Professor Nicola Dalbeth: potential uses of dual-energy CT in gout

Gout

By Ingrid Torjesen

19 Jun 2018

Prof Nicola Dalbeth

Dual-energy CT can help in the diagnosis and management of gout and shows promise as a prognostic and educational tool, according to Professor Nicola Dalbeth, a rheumatologist at the University of Auckland.

Speaking at EULAR 2018 in Amsterdam, Prof Dalbeth said dual-energy CT could be useful in situations where it is difficult to obtain a sample of aspirated synovial fluid for urate and microscopic examination of the affected joint for crystals. This might occur if it is not possible to insert a needle into the affected joint to retrieve a sample, if the patient is anticoagulated or there is surrounding infection, or when analysis of the aspirated synovial fluid returns a negative result despite a high suspicion of gout.

“Dual-energy CT is a really useful tool then to identify urate crystals and virtually all of those patients who have urate crystal deposition in that situation will also have microscopically proven disease on subsequent testing,” Professor Dalbeth said in an exclusive interview with the limbic.

“It’s really in those situations where there is diagnostic uncertainty. I don’t think dual-energy CT is something we need to do for every patient with gout, but I think it is a really useful tool when we just don’t know or it’s an unusual clinical situation.”

The technique is also useful to assess inaccessible sites, for example to visualise deposits and tophi on the spine, and Professor Dalbeth predicts it will be used in this way more frequently in future.

Another potential use for the dual energy CT is in monitoring the treatment response, she believes.

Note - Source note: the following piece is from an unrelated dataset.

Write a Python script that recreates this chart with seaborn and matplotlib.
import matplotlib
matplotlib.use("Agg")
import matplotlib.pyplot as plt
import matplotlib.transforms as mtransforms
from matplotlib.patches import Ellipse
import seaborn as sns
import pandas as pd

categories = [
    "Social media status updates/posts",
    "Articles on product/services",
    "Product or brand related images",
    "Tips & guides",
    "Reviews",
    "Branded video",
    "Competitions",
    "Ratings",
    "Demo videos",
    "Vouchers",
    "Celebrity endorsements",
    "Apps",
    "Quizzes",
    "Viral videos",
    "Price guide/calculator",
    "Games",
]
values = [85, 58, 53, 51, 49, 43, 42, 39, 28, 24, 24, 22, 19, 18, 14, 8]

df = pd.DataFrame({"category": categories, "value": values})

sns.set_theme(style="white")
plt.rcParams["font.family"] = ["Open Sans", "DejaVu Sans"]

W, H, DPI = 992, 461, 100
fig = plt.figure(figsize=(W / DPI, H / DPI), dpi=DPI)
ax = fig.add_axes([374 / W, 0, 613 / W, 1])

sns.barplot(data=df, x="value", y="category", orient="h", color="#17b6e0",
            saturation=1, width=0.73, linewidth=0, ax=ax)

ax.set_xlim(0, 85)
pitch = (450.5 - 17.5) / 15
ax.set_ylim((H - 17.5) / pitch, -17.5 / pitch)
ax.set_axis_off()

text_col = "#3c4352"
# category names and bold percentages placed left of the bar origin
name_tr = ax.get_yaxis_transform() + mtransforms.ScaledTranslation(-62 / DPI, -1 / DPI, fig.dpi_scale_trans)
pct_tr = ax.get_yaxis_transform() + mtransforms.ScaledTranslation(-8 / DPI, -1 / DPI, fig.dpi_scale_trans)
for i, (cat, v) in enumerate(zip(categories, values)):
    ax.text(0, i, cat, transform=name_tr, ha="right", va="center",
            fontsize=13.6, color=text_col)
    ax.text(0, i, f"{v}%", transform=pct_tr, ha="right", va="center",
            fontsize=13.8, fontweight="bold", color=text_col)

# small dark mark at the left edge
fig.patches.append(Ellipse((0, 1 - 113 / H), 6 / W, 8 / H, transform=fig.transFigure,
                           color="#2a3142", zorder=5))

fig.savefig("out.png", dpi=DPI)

Where a patient has been on urate-lowering therapy for many years, is not experiencing flares and doesn’t have tophi, dual-energy CT may be used to assess whether it is feasible to reduce the dosage of anti-gout medication or stop it completely.

“Scanning patients in that situation to actually demonstrate complete resolution of crystal deposits might provide us with some more kind of therapeutic certainty about that,” she suggests.

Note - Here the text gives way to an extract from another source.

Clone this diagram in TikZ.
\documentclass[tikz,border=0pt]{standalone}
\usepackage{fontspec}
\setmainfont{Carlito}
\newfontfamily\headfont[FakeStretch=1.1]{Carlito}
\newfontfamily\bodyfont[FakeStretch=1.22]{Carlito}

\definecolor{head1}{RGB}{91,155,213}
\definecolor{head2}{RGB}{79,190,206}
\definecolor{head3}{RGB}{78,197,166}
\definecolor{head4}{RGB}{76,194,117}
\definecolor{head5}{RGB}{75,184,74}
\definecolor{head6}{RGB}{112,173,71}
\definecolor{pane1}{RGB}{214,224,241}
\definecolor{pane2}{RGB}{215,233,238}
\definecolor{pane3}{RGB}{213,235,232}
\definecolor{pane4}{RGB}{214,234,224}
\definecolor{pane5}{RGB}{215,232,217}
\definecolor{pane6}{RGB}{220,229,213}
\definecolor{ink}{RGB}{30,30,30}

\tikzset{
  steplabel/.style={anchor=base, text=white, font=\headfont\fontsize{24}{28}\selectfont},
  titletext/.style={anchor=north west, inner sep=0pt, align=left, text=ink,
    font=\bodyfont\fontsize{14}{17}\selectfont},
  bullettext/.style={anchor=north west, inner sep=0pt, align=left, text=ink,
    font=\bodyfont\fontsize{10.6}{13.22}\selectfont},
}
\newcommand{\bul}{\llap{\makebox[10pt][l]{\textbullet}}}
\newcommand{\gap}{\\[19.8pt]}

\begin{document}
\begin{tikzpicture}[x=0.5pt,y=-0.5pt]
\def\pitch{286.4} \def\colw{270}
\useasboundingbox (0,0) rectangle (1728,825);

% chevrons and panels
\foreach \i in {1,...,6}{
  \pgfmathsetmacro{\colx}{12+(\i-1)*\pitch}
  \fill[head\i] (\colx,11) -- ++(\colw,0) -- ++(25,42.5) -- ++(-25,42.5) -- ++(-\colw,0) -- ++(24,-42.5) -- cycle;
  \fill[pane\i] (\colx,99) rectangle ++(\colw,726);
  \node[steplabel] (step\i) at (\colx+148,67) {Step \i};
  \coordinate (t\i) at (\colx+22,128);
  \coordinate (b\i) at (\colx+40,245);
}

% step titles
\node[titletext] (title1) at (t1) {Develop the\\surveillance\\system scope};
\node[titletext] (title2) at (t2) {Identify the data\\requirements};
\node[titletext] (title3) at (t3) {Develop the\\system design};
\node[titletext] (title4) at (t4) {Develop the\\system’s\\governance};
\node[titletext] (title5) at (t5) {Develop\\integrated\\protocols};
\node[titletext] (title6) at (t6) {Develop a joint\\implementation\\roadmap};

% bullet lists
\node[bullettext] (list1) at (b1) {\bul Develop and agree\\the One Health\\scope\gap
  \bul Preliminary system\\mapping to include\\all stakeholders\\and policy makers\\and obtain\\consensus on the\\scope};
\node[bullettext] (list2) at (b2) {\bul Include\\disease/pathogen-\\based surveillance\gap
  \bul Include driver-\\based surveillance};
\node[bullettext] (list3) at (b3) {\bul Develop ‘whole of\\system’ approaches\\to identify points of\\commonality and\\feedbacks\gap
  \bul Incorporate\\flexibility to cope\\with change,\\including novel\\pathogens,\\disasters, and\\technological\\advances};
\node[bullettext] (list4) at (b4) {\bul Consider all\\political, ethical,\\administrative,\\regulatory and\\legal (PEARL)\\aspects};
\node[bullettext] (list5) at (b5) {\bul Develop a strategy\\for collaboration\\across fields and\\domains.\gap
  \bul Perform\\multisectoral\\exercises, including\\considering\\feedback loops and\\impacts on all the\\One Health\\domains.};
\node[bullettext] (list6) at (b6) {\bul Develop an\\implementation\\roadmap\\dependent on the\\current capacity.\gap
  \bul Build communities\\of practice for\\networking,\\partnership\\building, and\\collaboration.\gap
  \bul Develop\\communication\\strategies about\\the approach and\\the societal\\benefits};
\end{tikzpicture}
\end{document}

“We don’t have good prospective studies to show that that is an appropriate tool, but I think that’s where we’re heading.”

Dual-energy CT may also be of benefit in future as an indicator of likely disease prognosis. Around one in four patients with very high serum urate concentrations will show urate crystal deposition when scanned, notes Professor Dalbeth.

“It may be that those people are more likely to develop disease or are more likely to develop joint damage or flares in future. We really need those prospective studies to determine whether this is a prognostic indicator for people with asymptomatic hyperurcaemia.”

The images of urate crystals produced by dual-energy CT also provide a very powerful educational tool for both physicians and patients.

“I have learnt an enormous amount about the disease by seeing these images,” she says.

Gout has a tendency to be seen as an acute flaring disease, but “when you actually see the scans of people who aren’t flaring and there is crystal deposition I think it really helps us as clinicians and also patients to understand that this is a chronic disease of crystal deposition and actually provide a cognitive rationale for urate lowering therapy long-term,” Professor Dalbeth concludes.